On inequality and its significance, see also the latest issue of the New York Review of Books. Andrew Hacker reviews, here, The Spirit Level: Why Greater Equality Makes Societies Stronger 
(Bloomsbury), by Richard Wilkinson and Kate Pickett; The Darwin Economy: Liberty, Competition, and the Common Good (Princeton University Press), by Robert H. Frank; The Age of Austerity: How Scarcity Will Remake American Politics (Doubleday), by Thomas Byrne Edsall; and Why Some Politicians Are More Dangerous Than Others 
(Polity), by James Gilligan. 


Also in the NYRB: R.J.W. Evans reviews two books on Bismarck (here, subscribers only); Richard Bernstein reviews A Contest for Supremacy: China, America, and the Struggle for Mastery in Asia (Norton), by Aaron L. Friedberg (here); Richard Lewontin reviews three books on DNA and crime (here, subscribers only); and Michael Tomasky covers two books on Mitt Romney (here).
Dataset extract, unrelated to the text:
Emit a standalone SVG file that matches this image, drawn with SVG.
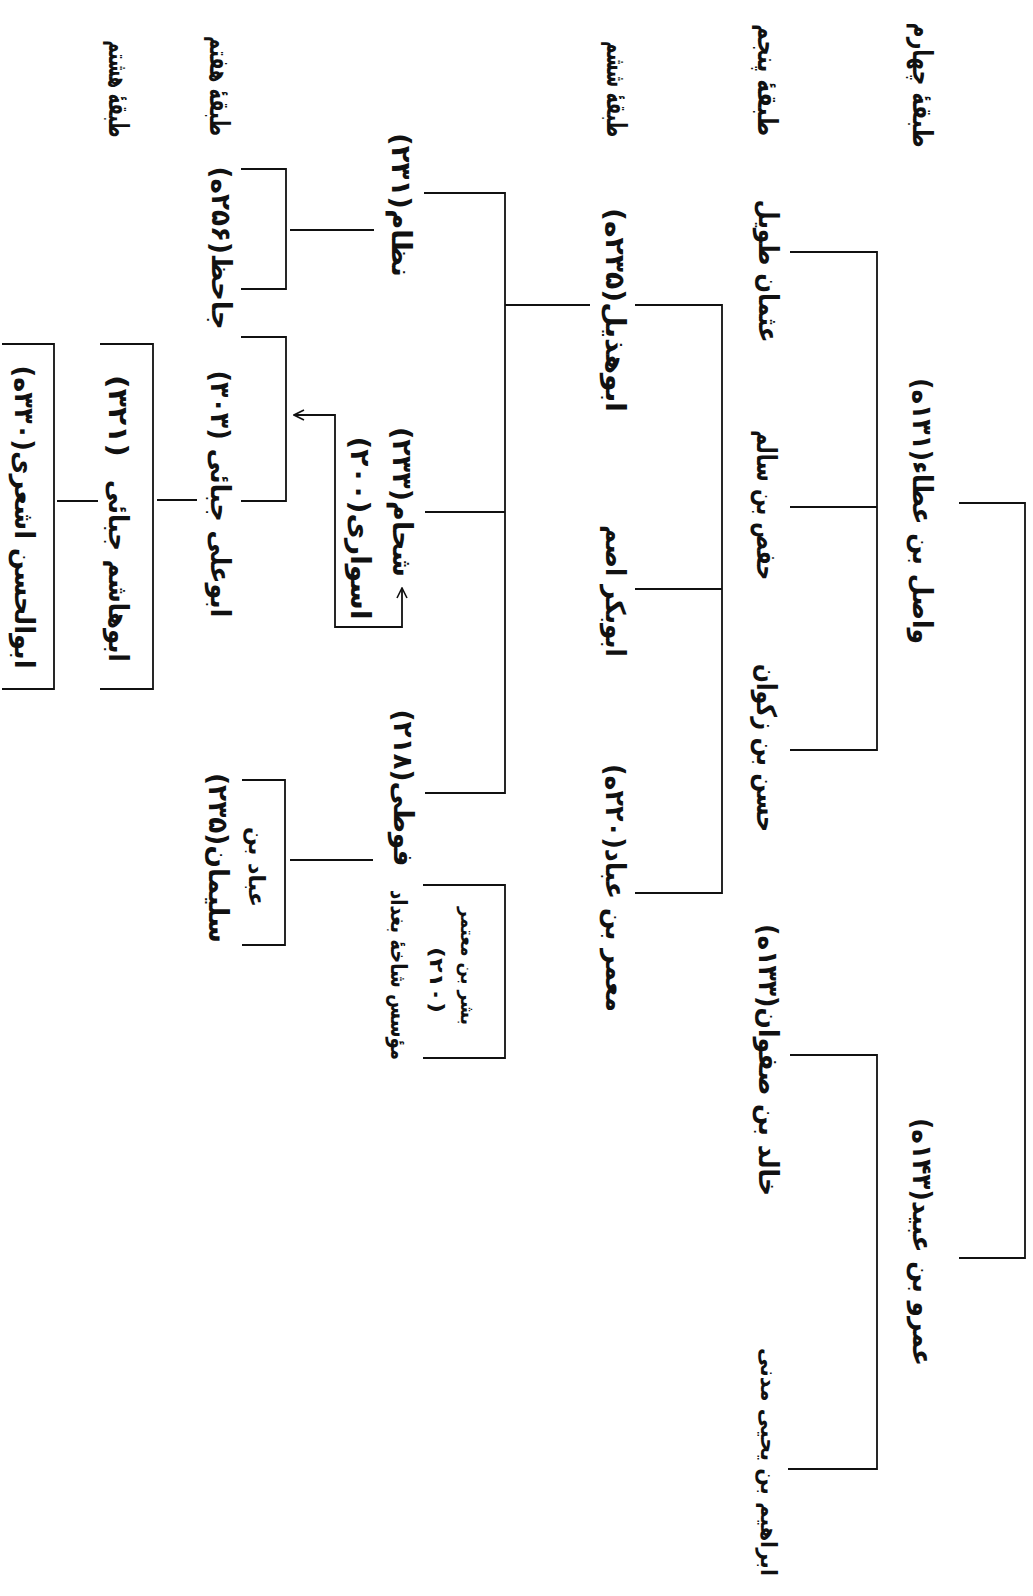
<svg xmlns="http://www.w3.org/2000/svg" width="1033" height="1596" viewBox="0 0 1033 1596">
<defs>
<style>
.t{font-family:'DejaVu Sans','Noto Sans',sans-serif;font-size:27px;font-weight:bold;fill:#111;text-anchor:middle;dominant-baseline:central;direction:rtl}
.s{font-size:19px}
.m{font-size:22px}
.c{fill:none;stroke:#111;stroke-width:1.8}
</style>
<marker id="ah" viewBox="0 0 12 12" refX="11" refY="6" markerWidth="12" markerHeight="12" markerUnits="userSpaceOnUse" orient="auto-start-reverse">
<path d="M1,1 L11,6 L1,11" fill="none" stroke="#111" stroke-width="1.6"/>
</marker>
</defs>
<rect width="1033" height="1596" fill="#fff"/>

<g id="connectors" class="c">
<path d="M959,503 H1025 V1258 H959"/>
<path d="M790,252 H877 V750 H790 M790,507 H877"/>
<path d="M790,1055 H877 V1469 H788"/>
<path d="M635,305 H722 V893 H635 M635,589 H722"/>
<path d="M424,193 H505 V793 H425 M505,305 H590 M425,512 H505"/>
<path d="M423,885 H505 V1058 H423"/>
<path d="M374,230 H290"/>
<path d="M241,169 H286 V289 H241"/>
<path d="M241,337 H286 V501 H241"/>
<path d="M402,588 V627 H335 V415 H294" marker-start="url(#ah)" marker-end="url(#ah)"/>
<path d="M157,500 H197"/>
<path d="M100,344 H153 V689 H100"/>
<path d="M57,501 H98"/>
<path d="M2,344 H54 V689 H2"/>
<path d="M290,860 H373"/>
<path d="M242,780 H285 V945 H242"/>
</g>

<g id="labels">
<text class="t" transform="translate(922,85) rotate(90)" textLength="125" lengthAdjust="spacingAndGlyphs">طبقهٔ چهارم</text>
<text class="t" transform="translate(767,80) rotate(90)" textLength="112" lengthAdjust="spacingAndGlyphs">طبقهٔ پنجم</text>
<text class="t" transform="translate(616,89) rotate(90)" textLength="96" lengthAdjust="spacingAndGlyphs">طبقهٔ ششم</text>
<text class="t" transform="translate(219,86) rotate(90)" textLength="100" lengthAdjust="spacingAndGlyphs">طبقهٔ هفتم</text>
<text class="t" transform="translate(118,89) rotate(90)" textLength="97" lengthAdjust="spacingAndGlyphs">طبقهٔ هشتم</text>
</g>

<g id="wasil"><text class="t" transform="translate(922,511) rotate(90)" textLength="266" lengthAdjust="spacingAndGlyphs">واصل بن عطاء(۱۳۱ه)</text></g>
<g id="amr"><text class="t" transform="translate(922,1242) rotate(90)" textLength="248" lengthAdjust="spacingAndGlyphs">عمرو بن عبید(۱۴۳ه)</text></g>

<g id="uthman"><text class="t" transform="translate(768,271) rotate(90)" textLength="143" lengthAdjust="spacingAndGlyphs">عثمان طویل</text></g>
<g id="hafs"><text class="t" transform="translate(766,505) rotate(90)" textLength="150" lengthAdjust="spacingAndGlyphs">حفص بن سالم</text></g>
<g id="hasan"><text class="t" transform="translate(766,748) rotate(90)" textLength="168" lengthAdjust="spacingAndGlyphs">حسن بن زکوان</text></g>
<g id="khalid"><text class="t" transform="translate(768,1060) rotate(90)" textLength="272" lengthAdjust="spacingAndGlyphs">خالد بن صفوان(۱۳۳ه)</text></g>
<g id="ibrahim"><text class="t m" transform="translate(768,1462) rotate(90)" textLength="228" lengthAdjust="spacingAndGlyphs">ابراهیم بن یحیی مدنی</text></g>

<g id="abuhudhayl"><text class="t" transform="translate(615,310) rotate(90)" textLength="204" lengthAdjust="spacingAndGlyphs">ابوهذیل(۲۳۵ه)</text></g>
<g id="abubakr"><text class="t" transform="translate(615,591) rotate(90)" textLength="132" lengthAdjust="spacingAndGlyphs">ابوبکر اصم</text></g>
<g id="muammar"><text class="t" transform="translate(615,888) rotate(90)" textLength="248" lengthAdjust="spacingAndGlyphs">معمر بن عباد(۲۲۰ه)</text></g>

<g id="nazzam"><text class="t" transform="translate(401,205) rotate(90)" textLength="144" lengthAdjust="spacingAndGlyphs">نظام(۲۳۱)</text></g>
<g id="shahham"><text class="t" transform="translate(402,502) rotate(90)" textLength="150" lengthAdjust="spacingAndGlyphs">شحام(۲۳۳)</text></g>
<g id="aswari"><text class="t" transform="translate(360,528) rotate(90)" textLength="183" lengthAdjust="spacingAndGlyphs">اسواری(۲۰۰)</text></g>
<g id="fuwati"><text class="t" transform="translate(403,788) rotate(90)" textLength="157" lengthAdjust="spacingAndGlyphs">فوطی(۲۱۸)</text></g>
<g id="bishr">
<text class="t s" transform="translate(468,966) rotate(90)" textLength="118" lengthAdjust="spacingAndGlyphs">بشر بن معتمر</text>
<text class="t s" transform="translate(437,980) rotate(90)" textLength="66" lengthAdjust="spacingAndGlyphs">(۲۱۰)</text>
<text class="t m" transform="translate(398,975) rotate(90)" textLength="170" lengthAdjust="spacingAndGlyphs">مؤسس شاخهٔ بغداد</text>
</g>

<g id="jahiz"><text class="t" transform="translate(221,248) rotate(90)" textLength="163" lengthAdjust="spacingAndGlyphs">جاحظ(۲۵۶ه)</text></g>
<g id="abuali"><text class="t" transform="translate(220,494) rotate(90)" textLength="247" lengthAdjust="spacingAndGlyphs">ابوعلی جبائی (۳۰۳)</text></g>
<g id="abbad">
<text class="t m" transform="translate(256,867) rotate(90)" textLength="80" lengthAdjust="spacingAndGlyphs">عباد بن</text>
<text class="t" transform="translate(218,858) rotate(90)" textLength="170" lengthAdjust="spacingAndGlyphs">سلیمان(۲۳۵)</text>
</g>

<g id="abuhashim">
<text class="t" transform="translate(118,571) rotate(90)" textLength="182" lengthAdjust="spacingAndGlyphs">ابوهاشم جبائی</text>
<text class="t" transform="translate(118,416) rotate(90)" textLength="82" lengthAdjust="spacingAndGlyphs">(۳۲۱)</text>
</g>
<g id="ashari"><text class="t" transform="translate(24,517) rotate(90)" textLength="303" lengthAdjust="spacingAndGlyphs">ابوالحسن اشعری(۳۳۰ه)</text></g>
</svg>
The New Republic gives us much food for thought this week -- 

Mark Schmitt (Roosevelt Institute) takes up "moderate Republicanism" in his review of Rule and Ruin: The Downfall of Moderation and the Destruction of the Republican Party, From Eisenhower to the Tea Party (Oxford University Press), by Geoffrey Kabaservice

Eric Posner (University of Chicago) covers War Time: An Idea, Its History, Its Consequences (Oxford University Press), by Mary Dudziak (here). In Posner's opinion,
Dudziak’s argument provides a twist on a common view among legal academics about the relationship between wartime and civil liberties. Like these scholars, Dudziak believes that people tolerate infringements of civil liberties because they are bamboozled by leaders and not because security threats require sacrifices. But whereas most scholars emphasize the public’s emotional reaction to a threat (people panic and approve of excessive measures that lead to abuse), Dudziak focuses on cognitive or perhaps imaginative deficiencies (people misunderstand the nature of wartime and approve excessive measures because they think the war will be temporary).
Dudziak's response to the review is here.

Also reviewed in TNR: Borrow: The American Way of Debt (Vintage Books), by Louis Hyman (here).

Subscribers to the Chronicle of Higher Ed may enjoy Kacie Glenn's review of Pink and Blue: Telling the Boys From the Girls in America (Indiana University Press), by Jo B. Paoletti. Here's a taste:
Paoletti, an associate professor of American studies at the University of Maryland at College Park, studies apparel design and textiles, as well as the psychology of dress, consumer culture, developmental psychology, and the history of childhood. In her new book, she describes how, over the past 100 years, parents have increasingly gravitated toward children's clothing that telegraphs their offspring's gender to the world.
Read on here.

The Wall Street Journal reviews Autumn in the Heavenly Kingdom: China, the West, and the Epic Story of the Taiping Civil War (Knopf), by Stephen R. Platt. Here's a taste:
Much recent scholarship on the Taiping Uprising . . . has shown the value in approaching the 1860s as a time when China was wracked by a civil war not completely unlike the one taking place on the other side of the Pacific. . . . Mr. Platt presents the first book-length foray in this direction, providing a compelling alternative account of much-studied events that feels both a bit old-fashioned (in its panoramic view of battles and leaders) yet also very much in step with recent scholarship, placing national stories into global frameworks.
 

Also reviewed in the WSJ: three new books on the Girl Scouts and its founder (here).


In the pages of the Nation, you'll find a review of Margaret Sanger: A Life of Passion (Hill and Wang), by Jean H. Baker. Reviewer Michelle Goldberg recognizes the need to place Sanger, now a highly politicized figure, in proper context, but concludes that the book "adds little to our understanding of [Sanger's] dynamic, pathbreaking and often maddening ideas and life."